- Classification: Protestant
- Orientation: Mainline Reformed
- Polity: Congregationalist
- Associations: World Council of Churches Council for World Mission World Alliance of Reformed Churches World Communion of Reformed Churches Pacific Conference of Churches Niue National Council of Churches
- Region: Niue, New Zealand
- Origin: 1970; 56 years ago Alofi, Niue
- Separated from: Congregational Union of New Zealand
- Congregations: 16
- Members: >1,190

= Congregational Christian Church of Niue =

Church

The Congregational Christian Church of Niue (abbreviated CCCN, also known as Ekalesia Niue or the Church of Niue) is a Christian denomination in Niue and New Zealand. It is rooted in the Congregationalist part of the Reformed tradition. It is the largest religious denomination in Niue, claiming approximately 75% of Niue's population as members.

In Niue, the church has up to 1,190 members in 16 congregations and 10 house fellowships with 12 pastors. It also has a presence among the roughly 4,500 Niueans living in New Zealand.
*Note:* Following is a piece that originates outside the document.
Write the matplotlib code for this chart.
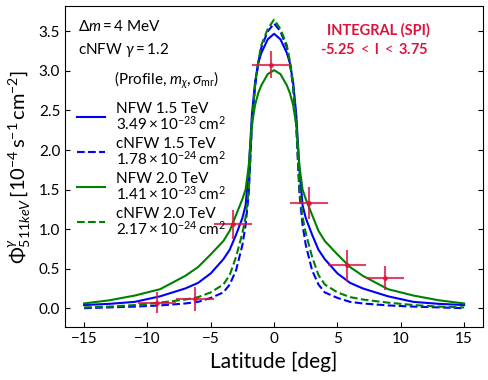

The CCCN was founded in Niue by Samoan missionaries from the London Missionary Society (L.M.S.) during the 1840s and the 1850s. The church was organised along Congregational lines under Rev. William George Lawes and his brother Frank E. Lawes, who also trained missionaries from Niue. Further succession of missionaries between 1910 and 1970 moved toward independence in close association with the Congregational Churches of New Zealand. In New Zealand there are about 15,000 people from Niue, mostly congregational religion.

The church in Niue has been independent since 1966. It was known as the L.M.S. Church in Niue until 1970, when it became autonomous and adopted the name "Ekalesia Niue". It has since changed its name to its current form.

The CCCN is a member of the World Council of Churches, the Pacific Conference of Churches, the Council for World Mission, the World Communion of Reformed Churches, the World Alliance of Reformed Churches, and the Niue National Council of Churches.